Up to and including the line containing "y_range = [-5, 25]", please reproduce the lines of the listing below, starting from the top.

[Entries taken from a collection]
######

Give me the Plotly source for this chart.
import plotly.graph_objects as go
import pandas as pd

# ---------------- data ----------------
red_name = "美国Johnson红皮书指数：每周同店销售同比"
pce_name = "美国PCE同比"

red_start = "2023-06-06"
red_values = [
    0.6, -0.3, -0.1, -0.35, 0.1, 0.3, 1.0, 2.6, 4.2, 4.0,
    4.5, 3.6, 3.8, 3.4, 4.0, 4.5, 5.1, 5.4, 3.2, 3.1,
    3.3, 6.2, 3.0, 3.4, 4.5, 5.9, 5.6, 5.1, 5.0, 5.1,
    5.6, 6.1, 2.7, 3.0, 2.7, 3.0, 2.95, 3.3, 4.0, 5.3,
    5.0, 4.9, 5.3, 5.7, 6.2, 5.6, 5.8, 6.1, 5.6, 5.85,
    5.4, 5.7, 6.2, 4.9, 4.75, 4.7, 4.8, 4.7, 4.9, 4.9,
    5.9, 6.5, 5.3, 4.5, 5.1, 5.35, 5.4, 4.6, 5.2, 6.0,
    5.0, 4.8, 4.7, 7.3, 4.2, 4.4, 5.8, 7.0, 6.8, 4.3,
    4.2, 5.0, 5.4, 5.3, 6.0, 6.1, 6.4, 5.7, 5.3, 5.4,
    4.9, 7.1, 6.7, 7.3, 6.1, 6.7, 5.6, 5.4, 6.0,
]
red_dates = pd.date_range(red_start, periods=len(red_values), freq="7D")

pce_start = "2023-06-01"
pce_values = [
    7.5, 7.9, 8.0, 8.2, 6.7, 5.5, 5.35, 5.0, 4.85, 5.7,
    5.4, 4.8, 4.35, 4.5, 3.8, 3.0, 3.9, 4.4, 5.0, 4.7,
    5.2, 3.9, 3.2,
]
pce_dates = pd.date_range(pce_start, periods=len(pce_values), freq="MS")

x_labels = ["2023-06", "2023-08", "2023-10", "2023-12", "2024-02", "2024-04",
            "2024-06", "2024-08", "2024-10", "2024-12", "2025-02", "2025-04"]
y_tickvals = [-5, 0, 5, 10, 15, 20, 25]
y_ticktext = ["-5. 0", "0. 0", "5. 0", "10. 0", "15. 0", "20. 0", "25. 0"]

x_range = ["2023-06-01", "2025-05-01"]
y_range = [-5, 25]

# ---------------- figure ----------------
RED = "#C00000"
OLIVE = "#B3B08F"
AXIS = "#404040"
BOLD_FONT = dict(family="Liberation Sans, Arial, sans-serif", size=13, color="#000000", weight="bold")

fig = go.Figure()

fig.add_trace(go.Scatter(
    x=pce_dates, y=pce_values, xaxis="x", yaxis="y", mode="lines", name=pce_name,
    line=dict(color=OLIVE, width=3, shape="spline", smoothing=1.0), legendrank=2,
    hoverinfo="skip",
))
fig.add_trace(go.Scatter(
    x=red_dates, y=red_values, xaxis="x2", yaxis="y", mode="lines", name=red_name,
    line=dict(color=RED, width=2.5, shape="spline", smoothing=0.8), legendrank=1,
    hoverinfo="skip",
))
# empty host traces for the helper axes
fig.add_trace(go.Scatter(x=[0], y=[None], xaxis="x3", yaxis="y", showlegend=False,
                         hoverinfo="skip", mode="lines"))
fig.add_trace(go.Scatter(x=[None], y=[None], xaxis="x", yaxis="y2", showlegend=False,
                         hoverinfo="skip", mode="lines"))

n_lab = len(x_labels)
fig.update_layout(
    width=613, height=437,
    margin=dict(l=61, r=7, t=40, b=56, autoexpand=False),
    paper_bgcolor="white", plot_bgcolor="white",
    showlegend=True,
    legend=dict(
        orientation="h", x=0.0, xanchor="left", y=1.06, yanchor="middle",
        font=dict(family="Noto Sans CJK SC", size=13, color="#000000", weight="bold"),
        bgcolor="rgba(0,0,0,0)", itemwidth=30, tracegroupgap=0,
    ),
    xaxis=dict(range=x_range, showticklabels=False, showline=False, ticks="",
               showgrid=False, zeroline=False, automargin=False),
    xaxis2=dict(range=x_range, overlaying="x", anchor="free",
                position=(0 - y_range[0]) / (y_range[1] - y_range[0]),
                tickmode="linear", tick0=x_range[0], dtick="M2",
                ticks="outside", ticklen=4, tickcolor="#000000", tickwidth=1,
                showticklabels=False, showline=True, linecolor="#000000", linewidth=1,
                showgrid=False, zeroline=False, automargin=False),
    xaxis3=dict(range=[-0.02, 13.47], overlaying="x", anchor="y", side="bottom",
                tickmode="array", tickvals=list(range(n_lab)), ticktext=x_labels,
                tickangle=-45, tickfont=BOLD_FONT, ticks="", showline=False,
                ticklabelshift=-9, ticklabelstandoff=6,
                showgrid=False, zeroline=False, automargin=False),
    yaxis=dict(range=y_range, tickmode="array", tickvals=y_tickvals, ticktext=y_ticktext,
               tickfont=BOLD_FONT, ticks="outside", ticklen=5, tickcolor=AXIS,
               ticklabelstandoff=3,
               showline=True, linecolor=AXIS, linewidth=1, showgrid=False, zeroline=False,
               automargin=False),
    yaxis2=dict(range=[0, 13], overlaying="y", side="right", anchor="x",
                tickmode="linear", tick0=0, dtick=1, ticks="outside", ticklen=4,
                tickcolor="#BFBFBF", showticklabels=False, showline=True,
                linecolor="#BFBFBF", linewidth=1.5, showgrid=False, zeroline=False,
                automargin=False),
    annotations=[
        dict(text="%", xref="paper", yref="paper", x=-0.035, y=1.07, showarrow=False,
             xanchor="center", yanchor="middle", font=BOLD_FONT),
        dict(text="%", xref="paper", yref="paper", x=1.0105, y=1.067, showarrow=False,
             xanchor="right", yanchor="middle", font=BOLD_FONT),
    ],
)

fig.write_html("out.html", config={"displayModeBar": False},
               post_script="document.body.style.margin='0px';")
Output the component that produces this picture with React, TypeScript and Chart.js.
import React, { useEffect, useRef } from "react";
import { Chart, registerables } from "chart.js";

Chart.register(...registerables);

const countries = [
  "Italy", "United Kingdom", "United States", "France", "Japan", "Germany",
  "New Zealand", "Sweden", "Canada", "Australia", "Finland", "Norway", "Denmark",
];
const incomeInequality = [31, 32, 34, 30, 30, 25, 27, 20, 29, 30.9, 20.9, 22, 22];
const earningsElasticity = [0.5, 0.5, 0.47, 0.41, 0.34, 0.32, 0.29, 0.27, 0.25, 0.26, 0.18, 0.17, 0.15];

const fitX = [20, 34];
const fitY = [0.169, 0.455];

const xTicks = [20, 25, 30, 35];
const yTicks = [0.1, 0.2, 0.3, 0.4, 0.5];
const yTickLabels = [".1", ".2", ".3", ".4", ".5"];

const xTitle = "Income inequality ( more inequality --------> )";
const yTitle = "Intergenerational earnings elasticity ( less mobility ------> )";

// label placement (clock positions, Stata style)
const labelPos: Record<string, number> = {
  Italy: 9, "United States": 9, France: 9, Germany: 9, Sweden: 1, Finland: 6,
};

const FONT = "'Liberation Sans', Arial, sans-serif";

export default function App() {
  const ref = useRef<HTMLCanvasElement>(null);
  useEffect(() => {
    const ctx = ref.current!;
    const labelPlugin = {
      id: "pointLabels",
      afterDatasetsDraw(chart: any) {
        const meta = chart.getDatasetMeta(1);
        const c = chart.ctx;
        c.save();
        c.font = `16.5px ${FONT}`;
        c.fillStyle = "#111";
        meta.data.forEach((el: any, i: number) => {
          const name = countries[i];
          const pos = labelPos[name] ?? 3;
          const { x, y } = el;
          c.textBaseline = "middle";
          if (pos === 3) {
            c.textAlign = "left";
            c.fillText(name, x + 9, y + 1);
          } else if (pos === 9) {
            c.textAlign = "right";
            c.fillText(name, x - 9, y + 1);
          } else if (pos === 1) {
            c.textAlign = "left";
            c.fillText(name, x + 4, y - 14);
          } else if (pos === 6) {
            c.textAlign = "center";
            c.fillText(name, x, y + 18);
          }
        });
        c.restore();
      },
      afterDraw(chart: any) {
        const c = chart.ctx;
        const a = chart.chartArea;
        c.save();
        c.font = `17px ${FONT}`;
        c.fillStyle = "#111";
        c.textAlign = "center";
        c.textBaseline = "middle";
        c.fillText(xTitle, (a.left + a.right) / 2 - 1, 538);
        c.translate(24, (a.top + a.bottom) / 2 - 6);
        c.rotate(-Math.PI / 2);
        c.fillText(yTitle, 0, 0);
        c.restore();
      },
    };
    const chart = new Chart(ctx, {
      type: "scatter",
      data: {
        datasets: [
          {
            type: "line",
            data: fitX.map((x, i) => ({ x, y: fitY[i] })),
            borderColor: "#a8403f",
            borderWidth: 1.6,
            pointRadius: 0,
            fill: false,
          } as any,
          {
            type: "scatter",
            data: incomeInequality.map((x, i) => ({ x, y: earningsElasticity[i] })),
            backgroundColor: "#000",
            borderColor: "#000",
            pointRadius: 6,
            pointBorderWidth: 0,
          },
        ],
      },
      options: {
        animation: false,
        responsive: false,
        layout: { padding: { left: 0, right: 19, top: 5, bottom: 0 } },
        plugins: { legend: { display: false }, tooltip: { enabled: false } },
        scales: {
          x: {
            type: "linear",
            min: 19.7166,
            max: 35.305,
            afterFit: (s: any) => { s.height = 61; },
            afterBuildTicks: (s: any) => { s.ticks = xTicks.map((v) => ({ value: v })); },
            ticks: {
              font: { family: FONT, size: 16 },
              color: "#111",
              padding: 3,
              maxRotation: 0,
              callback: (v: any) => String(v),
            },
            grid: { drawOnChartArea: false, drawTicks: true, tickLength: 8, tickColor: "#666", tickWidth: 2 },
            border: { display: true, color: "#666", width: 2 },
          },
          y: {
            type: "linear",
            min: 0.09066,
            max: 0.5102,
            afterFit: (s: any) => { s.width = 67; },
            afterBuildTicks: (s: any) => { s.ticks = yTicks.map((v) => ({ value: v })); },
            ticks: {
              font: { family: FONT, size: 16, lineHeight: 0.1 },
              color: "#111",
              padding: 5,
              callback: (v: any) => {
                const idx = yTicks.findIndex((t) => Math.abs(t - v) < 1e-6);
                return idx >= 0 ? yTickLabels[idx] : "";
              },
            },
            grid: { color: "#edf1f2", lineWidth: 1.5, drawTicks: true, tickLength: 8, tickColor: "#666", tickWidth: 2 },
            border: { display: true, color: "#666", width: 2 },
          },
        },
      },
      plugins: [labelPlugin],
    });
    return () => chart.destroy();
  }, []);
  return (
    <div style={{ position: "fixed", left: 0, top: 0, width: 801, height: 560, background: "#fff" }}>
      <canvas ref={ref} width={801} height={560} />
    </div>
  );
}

######

■ THE RESPONSE ■
Give me the Plotly source for this chart.
import plotly.graph_objects as go
import pandas as pd

# ---------------- data ----------------
red_name = "美国Johnson红皮书指数：每周同店销售同比"
pce_name = "美国PCE同比"

red_start = "2023-06-06"
red_values = [
    0.6, -0.3, -0.1, -0.35, 0.1, 0.3, 1.0, 2.6, 4.2, 4.0,
    4.5, 3.6, 3.8, 3.4, 4.0, 4.5, 5.1, 5.4, 3.2, 3.1,
    3.3, 6.2, 3.0, 3.4, 4.5, 5.9, 5.6, 5.1, 5.0, 5.1,
    5.6, 6.1, 2.7, 3.0, 2.7, 3.0, 2.95, 3.3, 4.0, 5.3,
    5.0, 4.9, 5.3, 5.7, 6.2, 5.6, 5.8, 6.1, 5.6, 5.85,
    5.4, 5.7, 6.2, 4.9, 4.75, 4.7, 4.8, 4.7, 4.9, 4.9,
    5.9, 6.5, 5.3, 4.5, 5.1, 5.35, 5.4, 4.6, 5.2, 6.0,
    5.0, 4.8, 4.7, 7.3, 4.2, 4.4, 5.8, 7.0, 6.8, 4.3,
    4.2, 5.0, 5.4, 5.3, 6.0, 6.1, 6.4, 5.7, 5.3, 5.4,
    4.9, 7.1, 6.7, 7.3, 6.1, 6.7, 5.6, 5.4, 6.0,
]
red_dates = pd.date_range(red_start, periods=len(red_values), freq="7D")

pce_start = "2023-06-01"
pce_values = [
    7.5, 7.9, 8.0, 8.2, 6.7, 5.5, 5.35, 5.0, 4.85, 5.7,
    5.4, 4.8, 4.35, 4.5, 3.8, 3.0, 3.9, 4.4, 5.0, 4.7,
    5.2, 3.9, 3.2,
]
pce_dates = pd.date_range(pce_start, periods=len(pce_values), freq="MS")

x_labels = ["2023-06", "2023-08", "2023-10", "2023-12", "2024-02", "2024-04",
            "2024-06", "2024-08", "2024-10", "2024-12", "2025-02", "2025-04"]
y_tickvals = [-5, 0, 5, 10, 15, 20, 25]
y_ticktext = ["-5. 0", "0. 0", "5. 0", "10. 0", "15. 0", "20. 0", "25. 0"]

x_range = ["2023-06-01", "2025-05-01"]
y_range = [-5, 25]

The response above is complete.